It's an excellent article/post making points that I've been frustrated at not seeing in academic/popular reviews of O'Brien's generally insightful, well-written, and well-researched book.
O'Brien argues that, for all major WW2 combatants except Russia, air and sea production dominated war production. From that fact, he argues that the air-sea war - and especially the West's contributions to it - were the real decisive factors in the war, not the Eastern Front.
As I've said elsewhere, one seemingly obvious blindspot of the book's focus on war production is that economies produce at least two things: goods and services. viewtopic.php?f=11&t=248298#p2260332 Fielding armies - moving immense manpower resources from goods production to military services provision - implies an immense opportunity cost in goods production. O'Brien's focus on the air/sea battle's primacy in military goods production completely ignores the land war's primacy in military services.
Davies is on to this point, creating an interesting table of financial vs. human life costs, using "value of life" economics:

I want to amplify Davies point by looking at the effects of human capital distribution during the war, which complements the above graph of retrospective human capital "expenditure."
Just look at German manpower distribution in 1944. From DRZW vol.V, p.928:

As of mid-'44, Germany had called up 10.7mil men to the Wehrmacht and was employing ~20.3mil men in the domestic economy.
Of the Wehrmacht's 10.7mil, ~90% were committed to land war (Heer, Waffen-SS, LW ground units, LW activity apportioned to ground support) or were dead/disabled/missing due to land war. So ~30% of Germany's male population was providing military services in the land war or had died/etc. doing so. [The DRZW table might understate Wehrmacht recruitment, as Germany had ~9.5mil soldiers in all branches in mid-44 and had already lost a few million].
Any familiarity with the fights between OKW/H and industry over soldiers vs. factory workers will tell you that returning those 30% of men to the factories would have massively increased German military production.
And it's not simply a matter of arithmetic proportion: The men serving in the Wehrmacht were younger, healthier, and often better-educated/skilled than those who stayed at home. In an industrial economy they were certain to have been more productive than extremely young, old, or infirm men. Despite the "Reserved occupation" label - always inefficient anyways - the Wehrmacht claimed a disproportionate share of Germany's technical and skilled human capital. See, e.g., DRZW vol.V "Distribution of Scarcity" p. 1114-1147.

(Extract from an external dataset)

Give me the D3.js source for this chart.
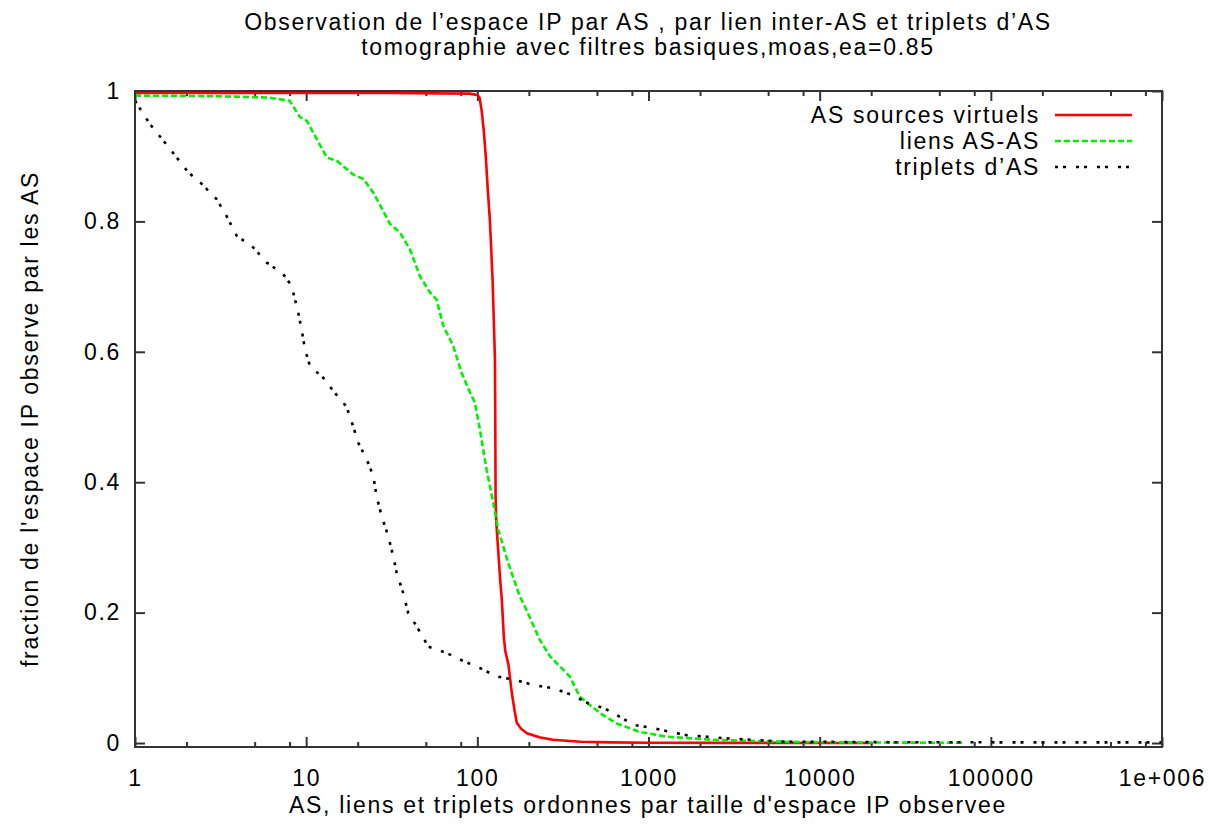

If we suppose that the Wehrmacht devoted to land war 40% of Germany's productivity-adjusted male manpower in 1944, thereby removing it from war production, and add this factor to the land war's ~45% share of industrial production, then the economic resources of Germany were overwhelmingly concentrated on land warfare.
Applying this analysis to other countries likewise demonstrates the incompleteness of O'Brien's central thesis.
The Soviet Union had ~31mil non-agricultural workers in 1942, of whom 10.9mil were in the military. The Soviet Home Front 1941-45, Harrison, p.215. The SU had already lost ~5mil to the Germans on land so about 15mil of ~36mil non-agricultural workers were devoted to the land war military services under this accounting. As with Germany, soldiers were generally younger and healthier than those left in the factories so it was probably the case that half of Soviet (male and productivity-adjusted) manpower was providing military services to the land war in 1942. Certainly later in the war, as the tally of the land war's dead/disabled/missing increased, 50% would be an underestimate. As even O'Brien recognizes that Soviet goods production was majority land-focused, a good accounting of Soviet goods+services potential devoted to land war would certainly exceed 80%.
For the Western Allies and Japan my analysis amends O'Brien's picture significantly less, as these countries threw far less of their productive capacity into military services and, of these military services, a far greater proportion went to manning/maintaining/supplying ships and planes. Nonetheless, the land forces of the US and Britain always exceeded the other services in manpower allotment and consideration of their productive capacity for goods instead of military services (i.e. production opportunity cost of armies) would shift the balance land-ward from the low-20's percentages figured by O'Brien.